Movement toward sustainable societies which treat human persons and work with dignity requires development of this commitment to the universal common good. Development of global institutional and legal frameworks to protect environmental and labor standards is a formidable but unavoidable challenge. The exploitation of women and children by unscrupulous employers, national policies which victimize foreign workers, and displacement of workers by runaway corporations call for action which transcends national borders. Ways must be found to hold directors of transnational enterprises internationally accountable for the effects of their decisions on workers, communities, and the environment.

Strengthening regional cooperation among neighboring societies may be the best way to move toward sustainable societies in which people can live and work in dignity. Peoples who share borders can develop interdependent sustainable economies self-reliant in terms of necessities. It could be easier and more humane to move work or workers among neighboring countries. Cross-border organizing to protect labor and environmental standards is more likely among nations not separated by great distances. The experience of the European Economic Community and other common markets demonstrates the possibilities (and the problems) and also the importance of the underlying vision and commitment to cooperation for the wider common good if the potential of regional collaboration is to be realized.

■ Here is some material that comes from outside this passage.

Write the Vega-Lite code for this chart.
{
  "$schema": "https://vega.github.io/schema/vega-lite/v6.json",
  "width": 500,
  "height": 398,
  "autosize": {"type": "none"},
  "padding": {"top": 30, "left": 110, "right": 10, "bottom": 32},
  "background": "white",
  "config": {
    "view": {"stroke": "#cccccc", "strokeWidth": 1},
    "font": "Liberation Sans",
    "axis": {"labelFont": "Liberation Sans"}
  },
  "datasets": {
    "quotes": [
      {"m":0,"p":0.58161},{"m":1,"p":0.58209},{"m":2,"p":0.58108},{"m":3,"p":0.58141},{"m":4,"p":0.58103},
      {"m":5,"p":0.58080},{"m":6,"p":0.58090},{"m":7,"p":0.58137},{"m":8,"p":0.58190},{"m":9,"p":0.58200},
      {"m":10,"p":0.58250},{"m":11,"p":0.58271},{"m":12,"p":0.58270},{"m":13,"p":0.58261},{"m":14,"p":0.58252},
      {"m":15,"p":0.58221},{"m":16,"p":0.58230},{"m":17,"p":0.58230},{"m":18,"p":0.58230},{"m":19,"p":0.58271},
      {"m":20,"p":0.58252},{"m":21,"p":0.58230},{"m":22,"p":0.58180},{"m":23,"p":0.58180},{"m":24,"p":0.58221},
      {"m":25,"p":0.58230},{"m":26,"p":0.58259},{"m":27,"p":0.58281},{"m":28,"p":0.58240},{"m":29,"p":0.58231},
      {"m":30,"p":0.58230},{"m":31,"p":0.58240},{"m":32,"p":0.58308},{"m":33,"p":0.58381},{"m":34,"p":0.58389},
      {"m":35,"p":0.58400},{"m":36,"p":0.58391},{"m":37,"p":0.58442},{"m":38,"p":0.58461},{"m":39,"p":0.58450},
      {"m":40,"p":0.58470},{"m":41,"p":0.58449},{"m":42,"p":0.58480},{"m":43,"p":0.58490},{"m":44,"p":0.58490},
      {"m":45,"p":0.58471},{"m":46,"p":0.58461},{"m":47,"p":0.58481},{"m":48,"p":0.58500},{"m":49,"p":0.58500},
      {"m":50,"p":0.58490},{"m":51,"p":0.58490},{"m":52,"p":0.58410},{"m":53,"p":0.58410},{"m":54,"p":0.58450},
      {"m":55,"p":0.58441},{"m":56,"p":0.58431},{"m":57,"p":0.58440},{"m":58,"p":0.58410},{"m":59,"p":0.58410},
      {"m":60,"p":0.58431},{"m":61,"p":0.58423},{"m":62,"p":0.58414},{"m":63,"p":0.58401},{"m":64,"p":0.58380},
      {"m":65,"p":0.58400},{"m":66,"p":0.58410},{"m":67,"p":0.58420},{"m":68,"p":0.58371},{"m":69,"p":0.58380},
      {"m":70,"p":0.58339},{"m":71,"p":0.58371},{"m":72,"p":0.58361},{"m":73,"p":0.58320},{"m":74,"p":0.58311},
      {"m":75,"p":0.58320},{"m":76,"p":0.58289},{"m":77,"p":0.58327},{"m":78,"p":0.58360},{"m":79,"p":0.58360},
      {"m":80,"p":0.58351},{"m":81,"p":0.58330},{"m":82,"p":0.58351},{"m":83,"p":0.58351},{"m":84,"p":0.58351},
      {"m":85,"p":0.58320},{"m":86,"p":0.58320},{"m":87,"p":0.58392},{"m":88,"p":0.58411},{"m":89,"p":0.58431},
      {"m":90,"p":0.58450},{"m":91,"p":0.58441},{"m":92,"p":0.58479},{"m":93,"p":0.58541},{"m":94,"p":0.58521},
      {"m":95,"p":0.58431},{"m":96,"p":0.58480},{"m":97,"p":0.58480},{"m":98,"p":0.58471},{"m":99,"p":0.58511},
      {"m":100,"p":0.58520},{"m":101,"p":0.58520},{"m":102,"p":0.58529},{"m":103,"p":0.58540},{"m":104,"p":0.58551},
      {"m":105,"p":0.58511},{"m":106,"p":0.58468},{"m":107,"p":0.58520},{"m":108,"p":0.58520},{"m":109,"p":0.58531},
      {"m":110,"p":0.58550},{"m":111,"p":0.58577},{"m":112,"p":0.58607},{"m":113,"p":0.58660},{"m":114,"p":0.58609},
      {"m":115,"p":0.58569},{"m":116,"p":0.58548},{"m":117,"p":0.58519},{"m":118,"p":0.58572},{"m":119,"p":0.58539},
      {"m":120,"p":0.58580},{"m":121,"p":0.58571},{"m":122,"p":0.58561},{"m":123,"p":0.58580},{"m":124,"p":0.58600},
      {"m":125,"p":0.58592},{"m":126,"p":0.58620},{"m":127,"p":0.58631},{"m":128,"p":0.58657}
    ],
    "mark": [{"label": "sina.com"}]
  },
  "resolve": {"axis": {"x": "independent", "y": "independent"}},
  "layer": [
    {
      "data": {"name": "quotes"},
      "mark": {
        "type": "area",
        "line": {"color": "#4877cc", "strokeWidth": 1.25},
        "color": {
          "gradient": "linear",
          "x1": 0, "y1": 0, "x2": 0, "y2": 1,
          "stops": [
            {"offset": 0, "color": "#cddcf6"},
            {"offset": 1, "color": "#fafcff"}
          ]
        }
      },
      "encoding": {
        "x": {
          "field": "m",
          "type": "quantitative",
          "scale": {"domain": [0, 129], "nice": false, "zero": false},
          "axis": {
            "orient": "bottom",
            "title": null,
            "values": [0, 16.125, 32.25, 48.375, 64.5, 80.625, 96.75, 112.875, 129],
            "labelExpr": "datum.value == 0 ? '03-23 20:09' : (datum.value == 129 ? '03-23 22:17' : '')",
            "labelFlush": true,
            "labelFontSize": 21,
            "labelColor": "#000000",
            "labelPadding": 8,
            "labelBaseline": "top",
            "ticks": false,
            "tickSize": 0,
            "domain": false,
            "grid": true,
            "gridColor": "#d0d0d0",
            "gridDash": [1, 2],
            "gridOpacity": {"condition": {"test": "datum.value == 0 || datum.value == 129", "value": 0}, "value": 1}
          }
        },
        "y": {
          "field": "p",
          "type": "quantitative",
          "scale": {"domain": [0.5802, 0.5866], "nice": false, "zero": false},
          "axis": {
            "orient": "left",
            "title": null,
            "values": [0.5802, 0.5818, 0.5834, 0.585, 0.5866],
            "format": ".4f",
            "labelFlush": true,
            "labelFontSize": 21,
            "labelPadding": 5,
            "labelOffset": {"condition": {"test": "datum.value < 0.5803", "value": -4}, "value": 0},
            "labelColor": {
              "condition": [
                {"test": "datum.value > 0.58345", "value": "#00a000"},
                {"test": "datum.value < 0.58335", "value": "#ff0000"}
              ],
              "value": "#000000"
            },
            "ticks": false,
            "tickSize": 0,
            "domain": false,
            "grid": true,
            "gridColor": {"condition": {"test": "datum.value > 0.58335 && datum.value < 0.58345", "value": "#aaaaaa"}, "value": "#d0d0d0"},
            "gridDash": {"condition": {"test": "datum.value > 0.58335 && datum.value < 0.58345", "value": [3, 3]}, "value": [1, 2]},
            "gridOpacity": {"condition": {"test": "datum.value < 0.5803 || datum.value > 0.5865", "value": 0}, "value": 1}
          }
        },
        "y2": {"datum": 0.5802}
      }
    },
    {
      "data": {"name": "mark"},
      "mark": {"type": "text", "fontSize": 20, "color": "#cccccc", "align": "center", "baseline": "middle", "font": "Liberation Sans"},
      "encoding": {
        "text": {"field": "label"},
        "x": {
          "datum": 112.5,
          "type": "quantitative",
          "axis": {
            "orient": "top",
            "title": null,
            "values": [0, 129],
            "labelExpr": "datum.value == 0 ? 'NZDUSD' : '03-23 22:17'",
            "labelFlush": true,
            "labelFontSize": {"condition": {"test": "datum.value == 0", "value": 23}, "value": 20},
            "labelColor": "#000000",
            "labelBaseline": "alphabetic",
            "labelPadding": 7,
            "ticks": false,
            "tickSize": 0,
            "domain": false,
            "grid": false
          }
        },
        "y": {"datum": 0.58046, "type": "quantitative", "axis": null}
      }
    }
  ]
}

In summary, if sustainable societies which enable people to live and work in dignity are to become a reality, some of the moral presumptions that are undervalued in the current dominant economic system will have to be given greater emphasis. In particular, we have to make meeting human needs in a sustainable way the goal of economic life, to redefine happiness to stress quality of life rather than consumerism, to take responsibility for the direction of technology, to commit ourselves to shared responsibility for the common good -- societal and universal.

III. Some visions of what could be

The challenge of individual conversion and societal reconstruction implied in the value transformation required to address the questions of work in a sustainable society can be overwhelming. But some visionaries have grappled with the questions to give us a sense of what a people-centered sustainable society might look. Their work can stimulate our imaginations and give some sense of how the principles might look in practice.

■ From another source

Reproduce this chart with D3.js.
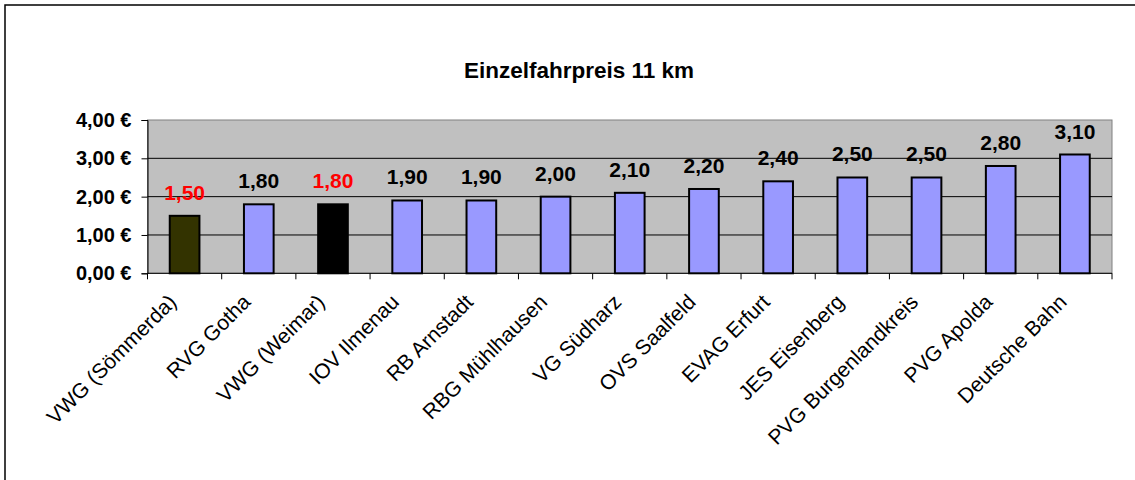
<!DOCTYPE html>
<html>
<head>
<meta charset="utf-8">
<script src="https://cdn.jsdelivr.net/npm/d3@7"></script>
<style>
  body { margin: 0; background: #fff; }
  text { font-family: "Liberation Sans", Arial, sans-serif; }
</style>
</head>
<body>
<div id="chart"></div>
<script>
// data
const categories = ["VWG (Sömmerda)", "RVG Gotha", "VWG (Weimar)", "IOV Ilmenau", "RB Arnstadt",
  "RBG Mühlhausen", "VG Südharz", "OVS Saalfeld", "EVAG Erfurt", "JES Eisenberg",
  "PVG Burgenlandkreis", "PVG Apolda", "Deutsche Bahn"];
const prices = [1.50, 1.80, 1.80, 1.90, 1.90, 2.00, 2.10, 2.20, 2.40, 2.50, 2.50, 2.80, 3.10];
const highlight = ["VWG (Sömmerda)", "VWG (Weimar)"];
const yTicks = [0, 1, 2, 3, 4];
const title = "Einzelfahrpreis 11 km";

var cfg = {
  w: 1135,
  h: 480,
  margin: {top: 120, right: 23, bottom: 206.7, left: 147.5},
  barColor: "#9999ff",
  specialColor: {"VWG (Sömmerda)": "#333300", "VWG (Weimar)": "#000000"}
};

const graphW = cfg.w - cfg.margin.left - cfg.margin.right;
const graphH = cfg.h - cfg.margin.top - cfg.margin.bottom;

var root = d3.select("#chart")
  .append("svg")
  .attr("width", cfg.w)
  .attr("height", cfg.h);

// outer chart frame (runs off to the right/bottom)
root.append("rect")
  .attr("x", 5).attr("y", 5)
  .attr("width", 1400).attr("height", 800)
  .attr("fill", "none")
  .attr("stroke", "#000")
  .attr("stroke-width", 1.5);

root.append("text")
  .attr("x", 579).attr("y", 78)
  .attr("text-anchor", "middle")
  .style("font-size", "22.5px")
  .style("font-weight", "bold")
  .text(title);

var svg = root.append("g")
  .attr("transform", "translate(" + cfg.margin.left + "," + cfg.margin.top + ")");

var x = d3.scaleBand()
  .domain(categories)
  .range([0, graphW])
  .paddingInner(0.6)
  .paddingOuter(0.3);

var y = d3.scaleLinear()
  .domain([0, 4])
  .range([graphH, 0]);

// plot area
svg.append("rect")
  .attr("width", graphW).attr("height", graphH)
  .attr("fill", "#c0c0c0")
  .attr("stroke", "#808080")
  .attr("stroke-width", 1);

// gridlines
svg.selectAll(".grid")
  .data(yTicks.filter(d => d > 0 && d < 4))
  .enter().append("line")
  .attr("x1", 0).attr("x2", graphW)
  .attr("y1", d => y(d)).attr("y2", d => y(d))
  .attr("stroke", "#000").attr("stroke-width", 1);

// y axis
var yAxis = svg.append("g")
  .call(d3.axisLeft(y).tickValues(yTicks).tickSize(6).tickPadding(10)
    .tickFormat(d => d3.format(".2f")(d).replace(".", ",") + " €"));
yAxis.select(".domain").attr("stroke", "#000");
yAxis.selectAll("text")
  .style("font-size", "20px")
  .style("font-weight", "bold")
  .style("font-family", "'Liberation Sans', Arial, sans-serif")
  .attr("fill", "#000");

// x axis baseline and boundary ticks
svg.append("line")
  .attr("x1", 0).attr("x2", graphW)
  .attr("y1", graphH).attr("y2", graphH)
  .attr("stroke", "#000");
svg.selectAll(".xtick")
  .data(d3.range(categories.length + 1))
  .enter().append("line")
  .attr("x1", i => i * x.step()).attr("x2", i => i * x.step())
  .attr("y1", graphH).attr("y2", graphH + 6)
  .attr("stroke", "#000");

// bars
svg.selectAll(".bar")
  .data(categories)
  .enter().append("rect")
  .attr("x", (d) => x(d))
  .attr("y", (d, i) => y(prices[i]))
  .attr("width", x.bandwidth())
  .attr("height", (d, i) => graphH - y(prices[i]))
  .attr("fill", d => cfg.specialColor[d] || cfg.barColor)
  .attr("stroke", "#000")
  .attr("stroke-width", 2);

// value labels
svg.selectAll(".val")
  .data(categories)
  .enter().append("text")
  .attr("x", d => x(d) + x.bandwidth() / 2)
  .attr("y", (d, i) => y(prices[i]) - 16)
  .attr("text-anchor", "middle")
  .style("font-size", "21px")
  .style("font-weight", "bold")
  .attr("fill", d => highlight.includes(d) ? "#ff0000" : "#000")
  .text((d, i) => d3.format(".2f")(prices[i]).replace(".", ","));

// category labels
svg.selectAll(".cat")
  .data(categories)
  .enter().append("text")
  .attr("transform", d => "translate(" + (x(d) + x.bandwidth() / 2 - 7) + "," + (graphH + 30) + ") rotate(-45)")
  .attr("text-anchor", "end")
  .style("font-size", "21px")
  .text(d => d);
</script>
</body>
</html>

III.a  Mondragon's Society of Cooperatives

At the end of the Spanish Civil War the Basque region lay in ruins. A parish priest, Don Jose Maria Arimendiarreta determined that there must be a way to rebuild the society according to the principles of the dignity of persons and their work, democratic cooperation and solidarity, and education for technical knowledge and skills. Today there exists a local economy organized as a complex of cooperatives grounded in Catholic social teaching and the Rochdale principles. Here in a system based on the dignity and primacy of labor the generation of profits is a limiting condition but not the primary driving force. Mondragon's worker-owners recognize that the generation of profits is an essential means for achieving their ends of social and economic development.

Don Jose Maria began in the l940s with a technical school, and in 1956 five of its graduates began the first of the production cooperatives with 23 employees. Today 170 cooperatives employ over 21,000 people who produce a broad range of goods and services. Sales of the 90 industrial cooperatives were $2.6 Billion (US) in 1990; 25 percent of the sales were exports to foreign markets. One of the industrial cooperatives is Spain's largest producer of consumer durables (stoves, refrigerators and electrical appliances) and Spain's 7th largest manufacturer.

Mondragon is a democratically governed, integrated complex of high-tech firms, a cooperative bank for saving and investment, agricultural cooperatives, a large supermarket chain, and construction cooperatives, in addition to its own social security system, a research cooperative and the technical school. Worker-owners benefit from wages and capital appreciation, enjoy job security, and receive extensive technical education and occupational retraining, and share in the governance of the cooperatives.

The joint democratic management of the group of cooperatives in the Mondragon system gives flexibility and support and facilitates strategic planning. When unemployment in the Basque country was 27% in l985, less than 1% of the coop members were unemployed. Over 30 years only 3 of the cooperatives have shut down. The salary differential between the highest and lowest paid is restricted; in the mid l980's it was 4.5:1. No more than 10 percent of a coop's employees can be non members, and only for four-year contracts. Continuing education in the principles of cooperation is a means to maintain commitment to the core values. [William Foote Whyte and Kathleen King Whyte, Making Mondragon: The Growth and Dynamics of the Worker Cooperative Complex (Ithaca, NY: ILR Press, Cornell University, 1988); David Morris, "Mondragon: The Cooperative Alternative Meets Free Trade," Earth Island Journal (Winter, 1995), 38.]

As the evidence of interdependence grows on all levels it should become clearer that we will have to be co-responsible for the shape of our societies. For survival, the individualism that atomizes and separates us will have to be modified by this realization.

In 1992 with the new stage of European integration, Mondragon underwent a dramatic restructuring in order to compete effectively against European and global corporations. This meant more centralization of management, widening salary differentials among workers, and distancing workers from management. The leaders of Mondragon have always been pragmatists; while embracing social values they live in the real world. As one of the founders observed:

From its birth, development and success in a local and domestic market, Mondragon finds itself in a new competitive planetary scenario where the validity of its socially oriented model will be tested. [Morris, 7.]